Bathsheba Demuth, Assistant Professor of History and Environment and Society at Brown University, is an environmental historian, specializing in the lands and seas of the Russian and North American Arctic. She is interested in the how the histories of people, ideas, places, and non-human species intersect.
Climate change and other alterations to the Earth caused by human activity are often described in apocalyptic terms: as Armageddon, or the end of the world. Nowhere is this more true than in the Arctic, where the rates of warming are twice that of temperate regions and have been visible for decades. In this lecture Bathsheba Demuth explores the Chukchi Peninsula, in far eastern Arctic Siberia.

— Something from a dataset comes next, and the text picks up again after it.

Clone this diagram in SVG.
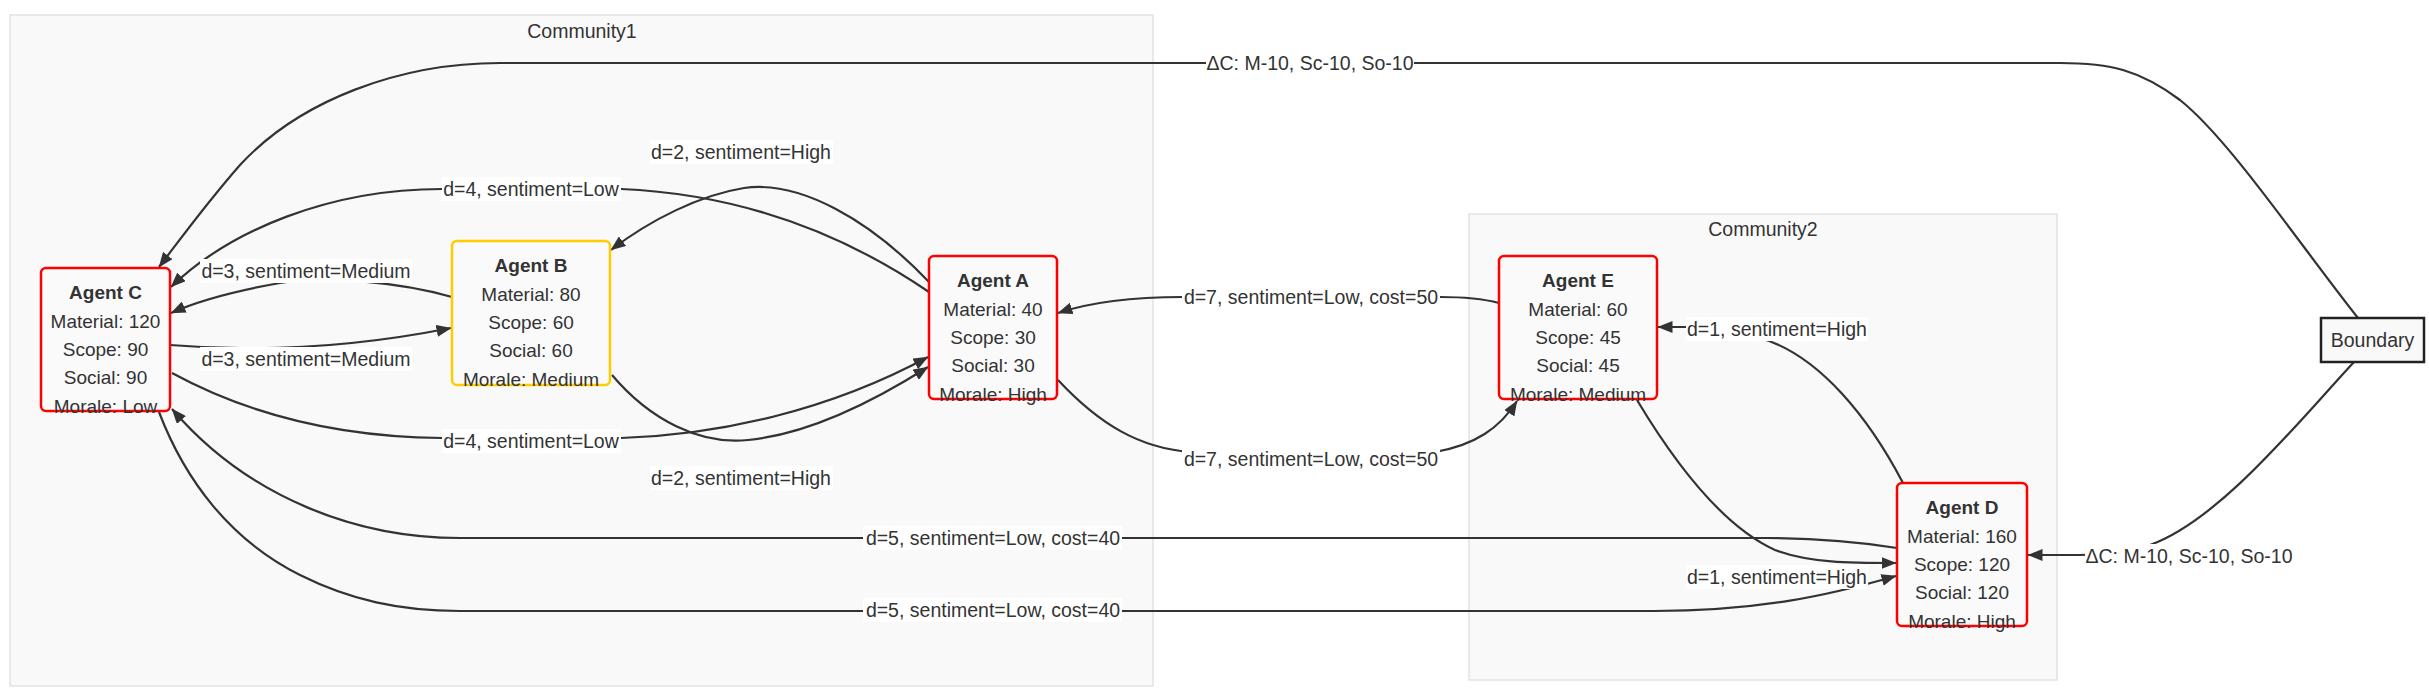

The indigenous Chukchi people have traditionally been herdsmen and hunters of reindeer; those who live along the coasts of the Arctic Ocean, the Chukchi Sea, and the Bering Sea have customarily hunted sea mammals such as seals, whales, walruses, and sea lions.
Russia launched a series of vigorous military campaigns against the Chukchi in 1729. The Chukchi put up a ferocious resistance and, when surrounded, they frequently committed mass suicide rather than surrender. By the 1760s, the Russian government decided that the cost of vanquishing the Chukchi was too high in terms of money and troops and ended the war on the condition that the Chukchi cease attacking Russian settlers and pay the yasak (the yearly tax that native Siberians paid in furs).
In the 1930s, the Chukchi were forced into Soviet economic collectives which disrupted their indigenous lifeways. The Chukchi Peninsula became a region of mines and gulags. It’s a place that has experienced radical changes with Russian contact, the founding of the Soviet Union, and then with its dissolution.
Weaving a story of devoted Bolsheviks, Chukchi nomads, and herds of reindeer, Demuth will ask what kinds of narratives suit the empirical experience of radical change, what is lost when we emphasize rupture, and what is gained by paying attention to the ruins left by past ways of living as we face a transformed Arctic and planet.